_Brief_
Extract, in full, the lines below, beginning at the first and ending with the line that contains "Percentile at age 25</div>". Pictures do not belong in the copy.

_Data section_

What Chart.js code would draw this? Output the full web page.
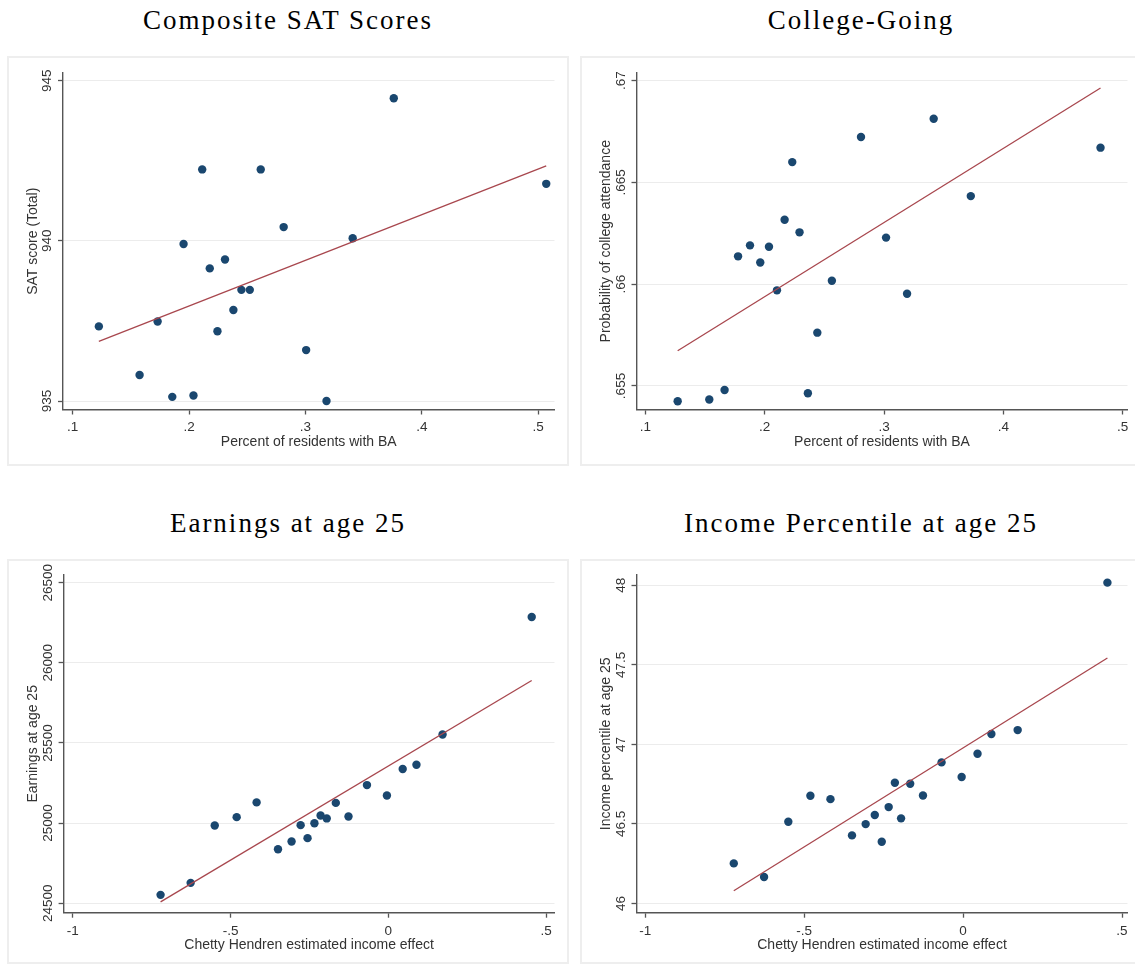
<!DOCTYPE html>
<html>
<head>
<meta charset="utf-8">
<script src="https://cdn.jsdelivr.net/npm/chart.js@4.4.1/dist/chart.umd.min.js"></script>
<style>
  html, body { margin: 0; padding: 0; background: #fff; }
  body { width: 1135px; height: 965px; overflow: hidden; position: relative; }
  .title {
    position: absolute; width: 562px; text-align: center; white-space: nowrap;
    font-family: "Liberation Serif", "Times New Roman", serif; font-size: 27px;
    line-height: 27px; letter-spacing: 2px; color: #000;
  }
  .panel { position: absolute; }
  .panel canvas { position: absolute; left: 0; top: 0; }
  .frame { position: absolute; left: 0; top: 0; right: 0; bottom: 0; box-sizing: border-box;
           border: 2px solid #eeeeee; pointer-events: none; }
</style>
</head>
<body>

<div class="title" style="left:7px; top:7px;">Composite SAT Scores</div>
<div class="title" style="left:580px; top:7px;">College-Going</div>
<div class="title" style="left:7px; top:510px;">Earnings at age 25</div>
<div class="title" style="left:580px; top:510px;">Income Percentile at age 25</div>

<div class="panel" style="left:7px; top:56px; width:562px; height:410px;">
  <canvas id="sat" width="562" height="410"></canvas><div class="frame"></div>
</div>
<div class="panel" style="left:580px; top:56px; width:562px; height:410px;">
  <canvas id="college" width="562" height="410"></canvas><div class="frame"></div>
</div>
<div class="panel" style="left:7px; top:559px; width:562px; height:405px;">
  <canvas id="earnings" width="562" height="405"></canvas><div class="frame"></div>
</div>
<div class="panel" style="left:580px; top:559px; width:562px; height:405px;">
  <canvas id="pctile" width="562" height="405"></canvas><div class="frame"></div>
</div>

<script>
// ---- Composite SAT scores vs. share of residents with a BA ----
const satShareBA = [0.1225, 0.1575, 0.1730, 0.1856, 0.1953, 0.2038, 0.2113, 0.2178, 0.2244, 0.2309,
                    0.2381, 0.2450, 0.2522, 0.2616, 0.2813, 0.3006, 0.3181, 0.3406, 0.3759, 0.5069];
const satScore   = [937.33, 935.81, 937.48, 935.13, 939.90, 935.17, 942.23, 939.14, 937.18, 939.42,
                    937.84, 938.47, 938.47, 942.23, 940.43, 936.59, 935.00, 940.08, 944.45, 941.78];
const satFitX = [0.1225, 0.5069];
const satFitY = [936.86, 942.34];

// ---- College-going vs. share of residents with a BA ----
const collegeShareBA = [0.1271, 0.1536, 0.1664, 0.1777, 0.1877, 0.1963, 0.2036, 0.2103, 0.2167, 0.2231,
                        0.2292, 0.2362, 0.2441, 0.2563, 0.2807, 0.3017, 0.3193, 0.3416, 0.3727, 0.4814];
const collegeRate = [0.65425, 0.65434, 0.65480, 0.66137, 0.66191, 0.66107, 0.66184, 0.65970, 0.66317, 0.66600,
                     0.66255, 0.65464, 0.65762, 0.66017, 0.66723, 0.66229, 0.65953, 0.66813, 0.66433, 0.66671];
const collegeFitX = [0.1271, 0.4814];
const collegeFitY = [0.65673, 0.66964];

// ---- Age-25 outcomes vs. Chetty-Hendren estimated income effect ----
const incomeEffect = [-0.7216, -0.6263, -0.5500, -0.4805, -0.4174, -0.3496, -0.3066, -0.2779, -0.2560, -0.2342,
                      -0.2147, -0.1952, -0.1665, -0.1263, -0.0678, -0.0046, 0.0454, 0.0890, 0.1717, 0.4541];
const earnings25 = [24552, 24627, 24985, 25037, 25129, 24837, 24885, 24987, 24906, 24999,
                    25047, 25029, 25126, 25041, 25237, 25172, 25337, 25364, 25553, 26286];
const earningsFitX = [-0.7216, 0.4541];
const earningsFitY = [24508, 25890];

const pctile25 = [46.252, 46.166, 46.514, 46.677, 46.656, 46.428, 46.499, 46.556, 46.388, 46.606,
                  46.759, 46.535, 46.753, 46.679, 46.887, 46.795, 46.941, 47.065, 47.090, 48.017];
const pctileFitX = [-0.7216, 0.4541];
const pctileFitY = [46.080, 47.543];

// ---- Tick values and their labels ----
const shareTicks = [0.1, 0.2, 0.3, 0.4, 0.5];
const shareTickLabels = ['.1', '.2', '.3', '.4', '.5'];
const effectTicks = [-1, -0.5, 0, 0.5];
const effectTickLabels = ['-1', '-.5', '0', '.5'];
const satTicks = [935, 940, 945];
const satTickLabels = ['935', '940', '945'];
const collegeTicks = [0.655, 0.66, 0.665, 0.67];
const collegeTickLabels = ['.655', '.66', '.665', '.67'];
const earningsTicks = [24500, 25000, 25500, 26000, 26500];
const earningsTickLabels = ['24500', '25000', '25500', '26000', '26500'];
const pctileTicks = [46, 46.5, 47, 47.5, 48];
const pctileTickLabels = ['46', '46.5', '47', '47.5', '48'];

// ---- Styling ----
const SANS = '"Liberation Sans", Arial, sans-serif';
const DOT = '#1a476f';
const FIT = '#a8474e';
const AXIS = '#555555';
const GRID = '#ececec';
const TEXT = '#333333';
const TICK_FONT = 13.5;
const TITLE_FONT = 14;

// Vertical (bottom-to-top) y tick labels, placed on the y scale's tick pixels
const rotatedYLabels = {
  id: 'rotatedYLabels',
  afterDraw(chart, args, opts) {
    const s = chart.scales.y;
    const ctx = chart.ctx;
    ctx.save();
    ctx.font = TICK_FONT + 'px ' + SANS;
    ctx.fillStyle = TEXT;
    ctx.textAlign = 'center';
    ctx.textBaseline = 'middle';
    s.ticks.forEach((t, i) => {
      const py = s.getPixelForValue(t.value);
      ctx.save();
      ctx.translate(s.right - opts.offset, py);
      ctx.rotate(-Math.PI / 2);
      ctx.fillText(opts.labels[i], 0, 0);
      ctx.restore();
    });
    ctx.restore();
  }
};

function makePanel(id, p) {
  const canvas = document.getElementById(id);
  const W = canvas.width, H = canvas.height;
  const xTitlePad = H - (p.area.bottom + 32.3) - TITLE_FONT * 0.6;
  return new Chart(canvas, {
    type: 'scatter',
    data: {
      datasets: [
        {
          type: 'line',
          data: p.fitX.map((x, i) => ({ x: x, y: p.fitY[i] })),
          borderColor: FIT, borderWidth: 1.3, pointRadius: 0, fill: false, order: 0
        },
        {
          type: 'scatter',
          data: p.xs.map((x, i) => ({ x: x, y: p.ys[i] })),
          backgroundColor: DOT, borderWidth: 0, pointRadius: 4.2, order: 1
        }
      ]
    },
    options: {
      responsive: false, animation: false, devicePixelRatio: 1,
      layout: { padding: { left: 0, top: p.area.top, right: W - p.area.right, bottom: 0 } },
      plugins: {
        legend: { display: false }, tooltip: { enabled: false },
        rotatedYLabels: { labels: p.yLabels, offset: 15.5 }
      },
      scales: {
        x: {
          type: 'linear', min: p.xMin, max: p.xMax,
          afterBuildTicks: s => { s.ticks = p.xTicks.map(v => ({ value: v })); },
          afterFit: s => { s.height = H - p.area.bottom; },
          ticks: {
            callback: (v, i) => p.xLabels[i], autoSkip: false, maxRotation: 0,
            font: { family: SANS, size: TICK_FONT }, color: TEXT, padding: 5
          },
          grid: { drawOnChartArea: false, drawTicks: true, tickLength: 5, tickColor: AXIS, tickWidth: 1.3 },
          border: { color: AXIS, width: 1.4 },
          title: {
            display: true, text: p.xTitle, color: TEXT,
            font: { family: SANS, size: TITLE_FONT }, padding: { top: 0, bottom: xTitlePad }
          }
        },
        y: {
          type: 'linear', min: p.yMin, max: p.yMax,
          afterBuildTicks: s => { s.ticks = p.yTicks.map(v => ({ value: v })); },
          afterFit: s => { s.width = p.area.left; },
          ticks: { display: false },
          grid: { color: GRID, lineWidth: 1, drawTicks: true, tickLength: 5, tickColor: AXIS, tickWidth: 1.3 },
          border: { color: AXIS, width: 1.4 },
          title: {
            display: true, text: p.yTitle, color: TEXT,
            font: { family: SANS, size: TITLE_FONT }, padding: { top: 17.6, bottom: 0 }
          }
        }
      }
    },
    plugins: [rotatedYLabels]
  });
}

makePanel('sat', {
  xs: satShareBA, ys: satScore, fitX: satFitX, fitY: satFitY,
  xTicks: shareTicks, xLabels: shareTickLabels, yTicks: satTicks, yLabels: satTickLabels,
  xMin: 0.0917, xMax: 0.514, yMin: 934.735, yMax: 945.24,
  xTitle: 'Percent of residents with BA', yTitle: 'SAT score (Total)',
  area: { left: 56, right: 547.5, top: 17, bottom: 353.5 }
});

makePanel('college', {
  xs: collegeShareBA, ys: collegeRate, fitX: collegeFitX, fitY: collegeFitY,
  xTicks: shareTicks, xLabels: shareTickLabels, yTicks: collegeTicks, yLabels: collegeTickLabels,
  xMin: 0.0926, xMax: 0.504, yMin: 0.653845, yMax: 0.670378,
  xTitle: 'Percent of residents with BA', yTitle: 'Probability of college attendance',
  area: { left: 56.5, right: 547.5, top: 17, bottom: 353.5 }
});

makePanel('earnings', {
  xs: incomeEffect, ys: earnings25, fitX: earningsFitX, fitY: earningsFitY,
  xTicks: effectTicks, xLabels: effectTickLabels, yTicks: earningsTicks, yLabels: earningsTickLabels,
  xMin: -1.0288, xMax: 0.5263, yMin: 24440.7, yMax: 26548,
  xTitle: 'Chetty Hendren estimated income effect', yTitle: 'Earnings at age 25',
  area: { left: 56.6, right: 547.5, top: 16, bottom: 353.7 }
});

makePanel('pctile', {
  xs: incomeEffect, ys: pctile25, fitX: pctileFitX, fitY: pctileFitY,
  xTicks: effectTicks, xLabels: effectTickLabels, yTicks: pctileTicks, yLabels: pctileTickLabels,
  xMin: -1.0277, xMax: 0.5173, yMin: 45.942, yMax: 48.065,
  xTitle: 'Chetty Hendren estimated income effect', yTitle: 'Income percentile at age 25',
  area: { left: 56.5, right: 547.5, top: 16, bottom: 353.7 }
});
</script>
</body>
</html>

_The answer_
What Chart.js code would draw this? Output the full web page.
<!DOCTYPE html>
<html>
<head>
<meta charset="utf-8">
<script src="https://cdn.jsdelivr.net/npm/chart.js@4.4.1/dist/chart.umd.min.js"></script>
<style>
  html, body { margin: 0; padding: 0; background: #fff; }
  body { width: 1135px; height: 965px; overflow: hidden; position: relative; }
  .title {
    position: absolute; width: 562px; text-align: center; white-space: nowrap;
    font-family: "Liberation Serif", "Times New Roman", serif; font-size: 27px;
    line-height: 27px; letter-spacing: 2px; color: #000;
  }
  .panel { position: absolute; }
  .panel canvas { position: absolute; left: 0; top: 0; }
  .frame { position: absolute; left: 0; top: 0; right: 0; bottom: 0; box-sizing: border-box;
           border: 2px solid #eeeeee; pointer-events: none; }
</style>
</head>
<body>

<div class="title" style="left:7px; top:7px;">Composite SAT Scores</div>
<div class="title" style="left:580px; top:7px;">College-Going</div>
<div class="title" style="left:7px; top:510px;">Earnings at age 25</div>
<div class="title" style="left:580px; top:510px;">Income Percentile at age 25</div>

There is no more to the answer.